|Due:||Presentation 12/2; Report 12/9|
|Format:||8- to 10-page report + 5-minute presentation|
|Percentage of Grade:||25%|
Identifying an interesting problem.
Addressing it with social data.
Quality of presenting solutions in report.
If presenting, clear, engaging presentation.
The goal of the final project in this class is to identify an interesting question or problem that you can address by analyzing social data. The tools and papers we have discussed in class should help you along the way. You are free to implement the project in whatever language you like, but again I recommend RStudio or IPython Notebook as the go-to platform. For working with text, I recommend Pattern or scikit-learn. Again, please make sure to document what you do, especially in langauges where you don't get your command history recorded for free.
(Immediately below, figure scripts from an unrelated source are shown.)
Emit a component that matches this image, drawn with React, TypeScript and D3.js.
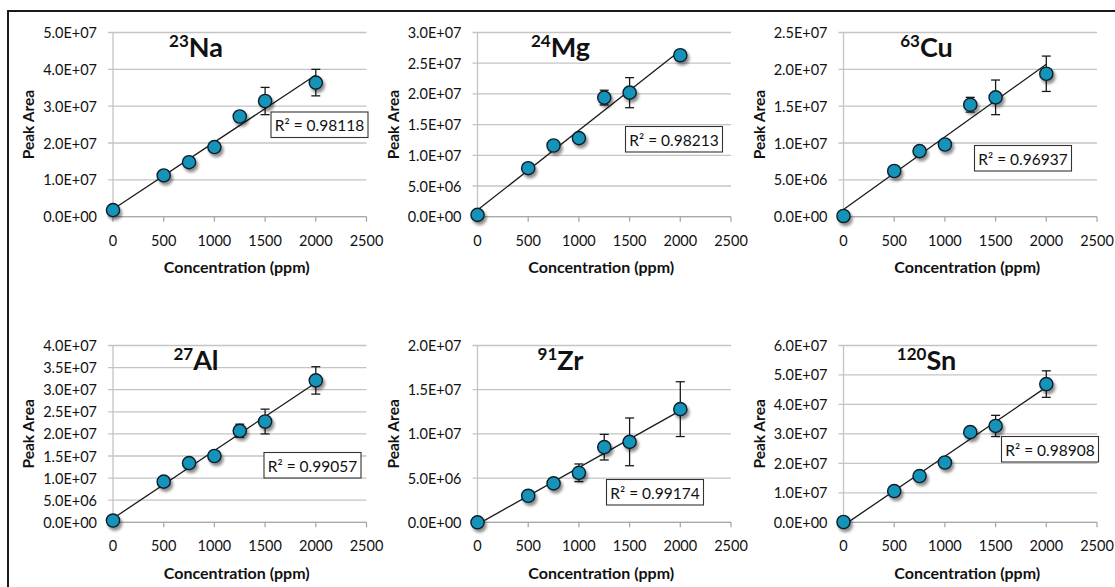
import * as d3 from 'd3';
import React, { useRef, useEffect } from 'react';

// concentrations (ppm) shared by every panel
const concentration = [0, 500, 750, 1000, 1250, 1500, 2000];
const xTicks = [0, 500, 1000, 1500, 2000, 2500];

// peak areas and their error bars
const na23 = [1.8e6, 1.12e7, 1.48e7, 1.89e7, 2.72e7, 3.14e7, 3.64e7];
const na23Err = [5e5, 6e5, 6e5, 8e5, 1.0e6, 3.7e6, 3.6e6];
const mg24 = [3e5, 7.9e6, 1.16e7, 1.28e7, 1.94e7, 2.02e7, 2.63e7];
const mg24Err = [2e5, 5e5, 6e5, 5e5, 1.2e6, 2.45e6, 8e5];
const cu63 = [1e5, 6.2e6, 8.9e6, 9.8e6, 1.52e7, 1.62e7, 1.94e7];
const cu63Err = [1e5, 4e5, 5e5, 5e5, 1.0e6, 2.35e6, 2.4e6];
const al27 = [4e5, 9.2e6, 1.34e7, 1.5e7, 2.07e7, 2.28e7, 3.21e7];
const al27Err = [2e5, 5e5, 8e5, 7e5, 1.5e6, 2.8e6, 3.1e6];
const zr91 = [0, 3.0e6, 4.4e6, 5.6e6, 8.5e6, 9.1e6, 1.28e7];
const zr91Err = [0, 3e5, 5e5, 1.0e6, 1.45e6, 2.7e6, 3.1e6];
const sn120 = [1e5, 1.06e7, 1.57e7, 2.03e7, 3.06e7, 3.27e7, 4.69e7];
const sn120Err = [2e5, 1.0e6, 1.2e6, 1.5e6, 1.5e6, 3.6e6, 4.5e6];

const elements = ['Na', 'Mg', 'Cu', 'Al', 'Zr', 'Sn'];
const massNumbers = ['23', '24', '63', '27', '91', '120'];
const rSquared = ['0.98118', '0.98213', '0.96937', '0.99057', '0.99174', '0.98908'];
const yMax = [5e7, 3e7, 2.5e7, 4e7, 2e7, 6e7];
const yStep = [1e7, 5e6, 5e6, 5e6, 5e6, 1e7];

const series = [na23, mg24, cu63, al27, zr91, sn120];
const errors = [na23Err, mg24Err, cu63Err, al27Err, zr91Err, sn120Err];

// layout
const colLeft = [113, 477.5, 843.5];
const plotW = 253.5;
const rowTop = [32.5, 345.5];
const rowBottom = [216.7, 522.3];
// R² label box offset from the plot's top-left corner
const r2Box = [
  [158, 79.5],
  [148, 94],
  [131, 113],
  [151, 107],
  [129, 134],
  [158, 91],
];

const FONT = 'Lato, Carlito, "Open Sans", sans-serif';
const MARKER = '#1593b8';
const GRID = '#c4c4c4';
const INK = '#111';

const fmtSci = (v: number) => {
  if (v === 0) return '0.0E+00';
  const e = Math.floor(Math.log10(v) + 1e-9);
  const m = v / Math.pow(10, e);
  return `${m.toFixed(1)}E+${String(e).padStart(2, '0')}`;
};

function fit(xs: number[], ys: number[]) {
  const mx = d3.mean(xs)!;
  const my = d3.mean(ys)!;
  let sxy = 0, sxx = 0;
  xs.forEach((x, i) => {
    sxy += (x - mx) * (ys[i] - my);
    sxx += (x - mx) * (x - mx);
  });
  const slope = sxy / sxx;
  return { slope, intercept: my - slope * mx };
}

export default function App() {
  const ref = useRef<SVGSVGElement>(null);

  useEffect(() => {
    const svg = d3.select(ref.current);
    svg.selectAll('*').remove();

    const defs = svg.append('defs');
    const f = defs.append('filter').attr('id', 'shadow')
      .attr('x', '-50%').attr('y', '-50%').attr('width', '200%').attr('height', '200%');
    f.append('feGaussianBlur').attr('in', 'SourceAlpha').attr('stdDeviation', 1.6);
    f.append('feOffset').attr('dx', 2).attr('dy', 2.5).attr('result', 'off');
    f.append('feComponentTransfer').append('feFuncA').attr('type', 'linear').attr('slope', 0.45);
    const merge = f.append('feMerge');
    merge.append('feMergeNode');
    merge.append('feMergeNode').attr('in', 'SourceGraphic');

    // outer frame
    svg.append('rect')
      .attr('x', 8).attr('y', 11).attr('width', 1200).attr('height', 700)
      .attr('fill', 'none').attr('stroke', '#1a1a1a').attr('stroke-width', 2);

    elements.forEach((el, i) => {
      const left = colLeft[i % 3];
      const top = rowTop[Math.floor(i / 3)];
      const bottom = rowBottom[Math.floor(i / 3)];
      const data = series[i];
      const err = errors[i];

      const x = d3.scaleLinear().domain([0, 2500]).range([left, left + plotW]);
      const y = d3.scaleLinear().domain([0, yMax[i]]).range([bottom, top]);
      const yTicks = d3.range(0, yMax[i] + yStep[i] / 2, yStep[i]);

      const g = svg.append('g');

      // gridlines + y ticks
      g.selectAll('line.grid').data(yTicks).enter().append('line')
        .attr('x1', left - 5).attr('x2', left + plotW)
        .attr('y1', d => y(d)).attr('y2', d => y(d))
        .attr('stroke', GRID).attr('stroke-width', 1.3);

      // y axis line
      g.append('line')
        .attr('x1', left).attr('x2', left).attr('y1', top).attr('y2', bottom)
        .attr('stroke', GRID).attr('stroke-width', 1.3);
      // x axis line and ticks
      g.append('line')
        .attr('x1', left).attr('x2', left + plotW).attr('y1', bottom).attr('y2', bottom)
        .attr('stroke', '#a9a9a9').attr('stroke-width', 1.3);
      g.selectAll('line.xt').data(xTicks).enter().append('line')
        .attr('x1', d => x(d)).attr('x2', d => x(d))
        .attr('y1', bottom).attr('y2', bottom + 5)
        .attr('stroke', '#a9a9a9').attr('stroke-width', 1.3);

      // tick labels
      g.selectAll('text.yl').data(yTicks).enter().append('text')
        .attr('x', left - 16).attr('y', d => y(d))
        .attr('text-anchor', 'end').attr('dominant-baseline', 'central')
        .attr('font-family', FONT).attr('font-size', 14.5).attr('fill', INK)
        .text(d => fmtSci(d));
      g.selectAll('text.xl').data(xTicks).enter().append('text')
        .attr('x', d => x(d)).attr('y', bottom + 23.5)
        .attr('text-anchor', 'middle').attr('dominant-baseline', 'central')
        .attr('font-family', FONT).attr('font-size', 14.5).attr('fill', INK)
        .text(d => d);

      // axis titles
      g.append('text')
        .attr('x', left + plotW / 2 - 3).attr('y', bottom + 49.7)
        .attr('text-anchor', 'middle').attr('dominant-baseline', 'central')
        .attr('font-family', FONT).attr('font-size', 16).attr('font-weight', 'bold')
        .attr('fill', INK)
        .text('Concentration (ppm)');
      g.append('text')
        .attr('transform', `translate(${left - 85},${(top + bottom) / 2}) rotate(-90)`)
        .attr('text-anchor', 'middle').attr('dominant-baseline', 'central')
        .attr('font-family', FONT).attr('font-size', 15.5).attr('font-weight', 'bold')
        .attr('fill', INK)
        .text('Peak Area');

      // isotope title
      const t = g.append('text')
        .attr('x', left + 83).attr('y', top + 24.5)
        .attr('text-anchor', 'middle')
        .attr('font-family', FONT).attr('font-weight', 'bold').attr('fill', INK);
      t.append('tspan').attr('font-size', 17).attr('dy', -10).text(massNumbers[i]);
      t.append('tspan').attr('font-size', 27).attr('dy', 10).text(el);

      // linear trendline over the data range
      const { slope, intercept } = fit(concentration, data);
      const x0 = d3.min(concentration)!;
      const x1 = d3.max(concentration)!;
      g.append('line')
        .attr('x1', x(x0)).attr('y1', y(intercept + slope * x0))
        .attr('x2', x(x1)).attr('y2', y(intercept + slope * x1))
        .attr('stroke', '#1a1a1a').attr('stroke-width', 1.3);

      // error bars
      const eb = g.selectAll('g.eb').data(concentration).enter().append('g')
        .attr('stroke', '#1a1a1a').attr('stroke-width', 1.3);
      eb.append('line')
        .attr('x1', d => x(d)).attr('x2', d => x(d))
        .attr('y1', (d, j) => y(data[j] + err[j])).attr('y2', (d, j) => y(data[j] - err[j]));
      eb.append('line')
        .attr('x1', d => x(d) - 4.5).attr('x2', d => x(d) + 4.5)
        .attr('y1', (d, j) => y(data[j] + err[j])).attr('y2', (d, j) => y(data[j] + err[j]));
      eb.append('line')
        .attr('x1', d => x(d) - 4.5).attr('x2', d => x(d) + 4.5)
        .attr('y1', (d, j) => y(data[j] - err[j])).attr('y2', (d, j) => y(data[j] - err[j]));

      // markers
      g.selectAll('circle').data(concentration).enter().append('circle')
        .attr('cx', d => x(d)).attr('cy', (d, j) => y(data[j]))
        .attr('r', 6.6)
        .attr('fill', MARKER).attr('stroke', '#0d1f2a').attr('stroke-width', 1.4)
        .attr('filter', 'url(#shadow)');

      // R² label
      const [bx, by] = r2Box[i];
      g.append('rect')
        .attr('x', left + bx).attr('y', top + by).attr('width', 97).attr('height', 25.5)
        .attr('fill', '#fff').attr('stroke', '#333').attr('stroke-width', 1.1);
      g.append('text')
        .attr('x', left + bx + 48.5).attr('y', top + by + 13.2)
        .attr('text-anchor', 'middle').attr('dominant-baseline', 'central')
        .attr('font-family', FONT).attr('font-size', 15.5).attr('fill', INK)
        .text(`R² = ${rSquared[i]}`);
    });
  }, []);

  return (
    <svg
      ref={ref}
      width={1115}
      height={587}
      style={{ position: 'absolute', left: 0, top: 0, background: '#fff' }}
    />
  );
}
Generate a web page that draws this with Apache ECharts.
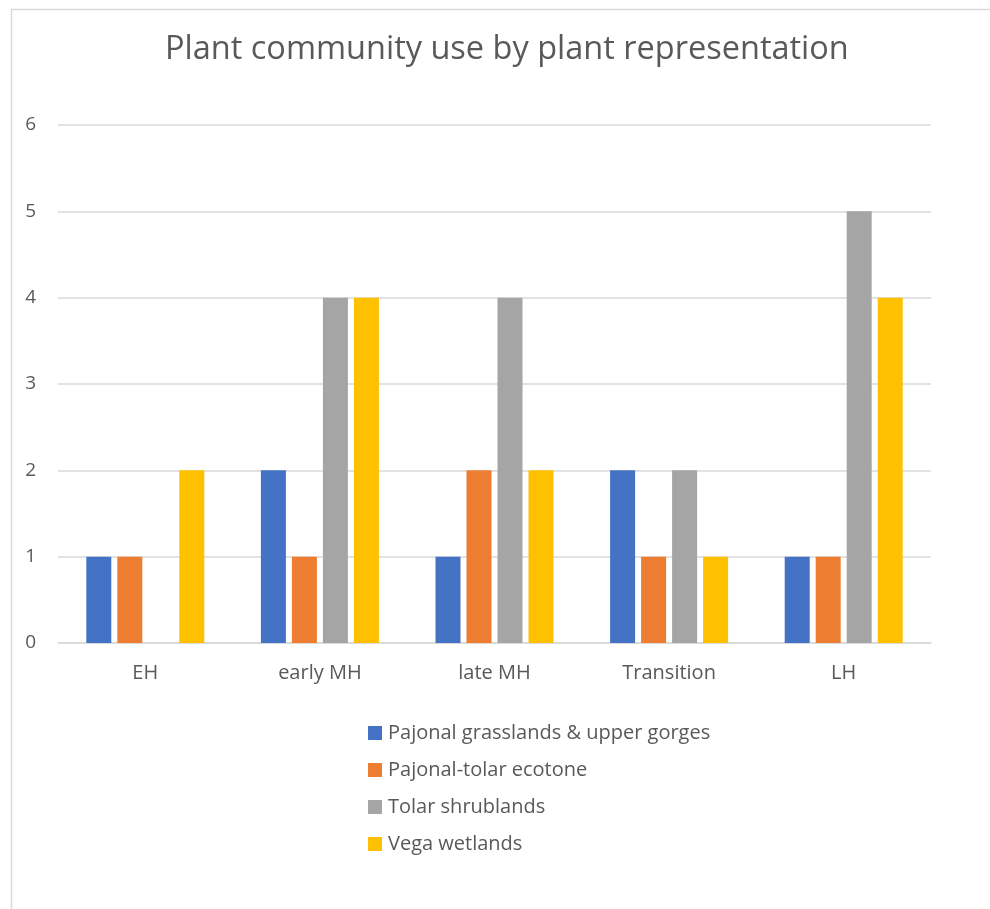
<!DOCTYPE html>
<html lang="en">
<head>
    <meta charset="UTF-8">
    <title>Plant community use</title>
    <script src="https://cdn.jsdelivr.net/npm/echarts@6/dist/echarts.min.js"></script>
    <style>
        html, body { margin: 0; padding: 0; background: #fff; }
    </style>
</head>
<body>
    <div style="width: 990px; height: 909px" id="main"></div>
    <script type="text/javascript">
        // data
        var periods = ['EH', 'early MH', 'late MH', 'Transition', 'LH'];
        var seriesNames = ['Pajonal grasslands & upper gorges', 'Pajonal-tolar ecotone', 'Tolar shrublands', 'Vega wetlands'];
        var pajonal = [1, 2, 1, 2, 1];
        var ecotone = [1, 1, 2, 1, 1];
        var tolar = [null, 4, 4, 2, 5];
        var vega = [2, 4, 2, 1, 4];
        var yTicks = [0, 1, 2, 3, 4, 5, 6];

        var colors = ['#4472C4', '#ED7D31', '#A5A5A5', '#FFC000'];
        var allValues = [pajonal, ecotone, tolar, vega];
        var font = 'Open Sans';

        var myChart = echarts.init(document.getElementById('main'));

        var series = seriesNames.map(function (name, i) {
            return {
                name: name,
                type: 'bar',
                barWidth: 25,
                barGap: '24%',
                itemStyle: { color: colors[i] },
                data: allValues[i]
            };
        });

        var option = {
            animation: false,
            backgroundColor: '#fff',
            color: colors,
            title: {
                text: 'Plant community use by plant representation',
                left: 160,
                top: 28,
                textStyle: {
                    fontFamily: font,
                    fontWeight: 'normal',
                    fontSize: 32.5,
                    color: '#595959'
                }
            },
            graphic: [{
                type: 'rect',
                left: 9,
                top: 7,
                shape: { width: 1100, height: 1100 },
                style: { fill: 'none', stroke: '#D9D9D9', lineWidth: 1.5 },
                silent: true
            }],
            legend: {
                orient: 'vertical',
                left: 363,
                top: 718,
                itemWidth: 14,
                itemHeight: 14,
                itemGap: 17,
                icon: 'rect',
                data: seriesNames,
                textStyle: {
                    fontFamily: font,
                    fontSize: 20,
                    color: '#595959',
                    padding: [0, 0, 0, 1]
                }
            },
            grid: {
                left: 58,
                right: 59,
                top: 125,
                bottom: 266,
                containLabel: false
            },
            xAxis: {
                type: 'category',
                data: periods,
                axisLine: { lineStyle: { color: '#D9D9D9', width: 1.5 } },
                axisTick: { show: false },
                axisLabel: {
                    margin: 20,
                    fontFamily: font,
                    fontSize: 20,
                    color: '#595959'
                }
            },
            yAxis: {
                type: 'value',
                min: yTicks[0],
                max: yTicks[yTicks.length - 1],
                interval: 1,
                axisLine: { show: false },
                axisTick: { show: false },
                splitLine: { lineStyle: { color: '#D9D9D9', width: 1.5 } },
                axisLabel: {
                    margin: 22,
                    fontFamily: font,
                    fontSize: 19,
                    color: '#595959'
                }
            },
            series: series
        };

        myChart.setOption(option);
    </script>
</body>
</html>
I am not prescribing the problem. Whereas I intended the mini-project as an opportunity for you to gain experience analyzing and mucking around with data, in this project I want you to stretch your legs. It is reminiscent of the midterm design project. Above all, find a problem that interests you, one you think you can answer with social data. I would like a short email from each team describing the problem and the data source by December 3. This can be very short — a paragraph or two. I may negotiate the problem and/or data source if I think it's too ambitious (or not enough so).
Once you have a problem, you need data. I have two recommendations for places to find it. The first is your own social media data. You might consider downloading all of your email or IM logs. Or, you could download all your Facebook data. My second recommendation is Hillary Mason's research dataset page. Many of them are social and suggest interesting research questions.
Every team will hand-in an approximately eight-page report summarizing their findings.
When writing up your findings, look to the research papers we have read in class.
Start with a section describing your Problem and why interests you.
Next, please present a Method section and then a
longer Results section. The Method section describes what data you used and how you got it. The
Results section describes your analysis and contains your graphics.
I also want an Intrepretation section following the Results section. Here,
you will discuss what you found and what it suggests.